«Los descendientes», equilibrio perfecto
Sin prisa y con alguna pausa más larga de lo conveniente, el norteamericano Alexander Payne lleva años construyendo una filmografía atípica que desmenuza las pequeñas y grandes miserias del ser humano a través de una clarividencia sutil y agridulce. “A propósito de Schmidt”, “Entre copas” y la cinta que nos ocupa gravitan en torno a un antihéroe, un personaje que en un momento del camino se ve forzado a mirar a su alrededor para descubrir que no le gusta lo que ve. La búsqueda de un lugar en el mundo a través de un viaje iniciático es siempre el motor de las historias que le interesan a Payne, y también es el eje de “Los descendientes”. Matt King es un un tipo corriente que de repente se ve golpeado por la tragedia al quedar su mujer en coma, descubrir que ésta le era infiel y verse en la tesitura de reconquistar el afecto de unas hijas a las que apenas conoce. Además, tiene sobre sus hombros la responsabilidad de decidir la venta de un paraíso virgen en Hawai, herencia familiar, en el que se construiría un complejo turístico.
Con semejante material otro director daría rienda suelta al sentimentalismo barato hasta chapotear en los lodazales del culebrón, o bien se pasaría de cínico potenciando los aspectos de comedia negra. Payne no. Su mayor éxito está en conseguir un perfecto equilibrio tragicómico, en encontrar el tono adecuado para la historia que quiere contar. Esto es así porque Payne es un gran escritor. Se toma su tiempo para construir y comprender a sus personajes; no se pone por encima de ellos pese a dejar a la vista todas sus virtudes y defectos; les muestra humanamente imperfectos y enfrentados a sus dilemas morales. Incluso, en un alarde, el personaje de la esposa, inconsciente durante todo el relato, termina siendo perfectamente transparente a partir de lo que dicen y hacen el resto de caracteres. En definitiva, Payne se preocupa por trasladar a la pantalla un pedazo de vida.

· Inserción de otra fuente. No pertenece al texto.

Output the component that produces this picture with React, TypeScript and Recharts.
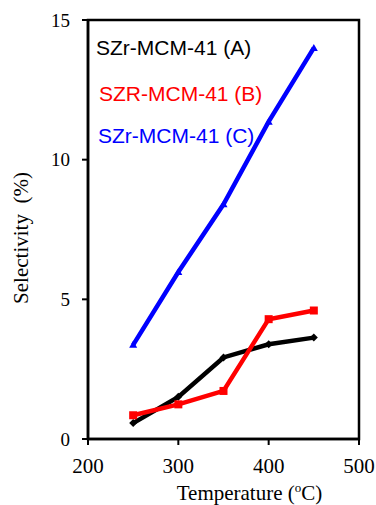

De alguna manera, Payne es el perfecto descendiente del Billy Wilder de “El apartamento”, y George Clooney se descubre aquí como un digno sosías del gran Jack Lemmon. Y es que la película sería bastante menos si Clooney no acertara con una actuación contenida, nada sencilla, en la que consigue dotar de dignidad, desesperación y emocionante sinceridad a su personaje con un trabajo cómico-dramático de primer orden que merece todos los premios. Empieza a ser habitual que todo actor que protagoniza una película de Payne firme una interpretación memorable. Ya ocurrió con Jack Nicholson (en, posiblemente, su último gran papel) y también con Paul Giamatti. La jovencísima Shailene Woodley también realiza un muy buen trabajo de contrapunto, injustamente olvidado en los Oscar en el apartado de actriz secundaria.
Estilísticamente, el director de “Election” huye de toda virguería para reivindicar una mirada eminentemente clásica, cimentada en una puesta en escena muy natural y aparentemente sencilla que salpica convenientemente con alguna imagen insólita o simbólica. En este sentido, es especialmente inspirada e intensa la escena de la piscina en la que el personaje de George Clooney le comunica a su hija mayor la situación real de su madre y ésta se zambulle en el agua para gritar todo su dolor y desesperación. Payne utiliza el escenario, el paisaje, como un personaje más en todas sus cintas, y aquí una nublada pero calurosa Hawai permite conectar al protagonista con su legado y sus raíces –reveladora escena aquella en la que la disfuncional familia contempla desde las montañas el terreno de costa que van a vender-, añadiendo más capas de profundidad al relato.
En definitiva, “Los descendientes” habla, a través de un discurso delicado y cercano, de la necesidad de sobreponerse al dolor y la desesperación, cerrar las heridas, saber perdonar, perdonarse a uno mismo y emprender un nuevo comienzo, sin olvidar el lugar desde el que uno empezó. Esperamos sinceramente que Payne no se tome otros siete años de descanso. El cine le necesita.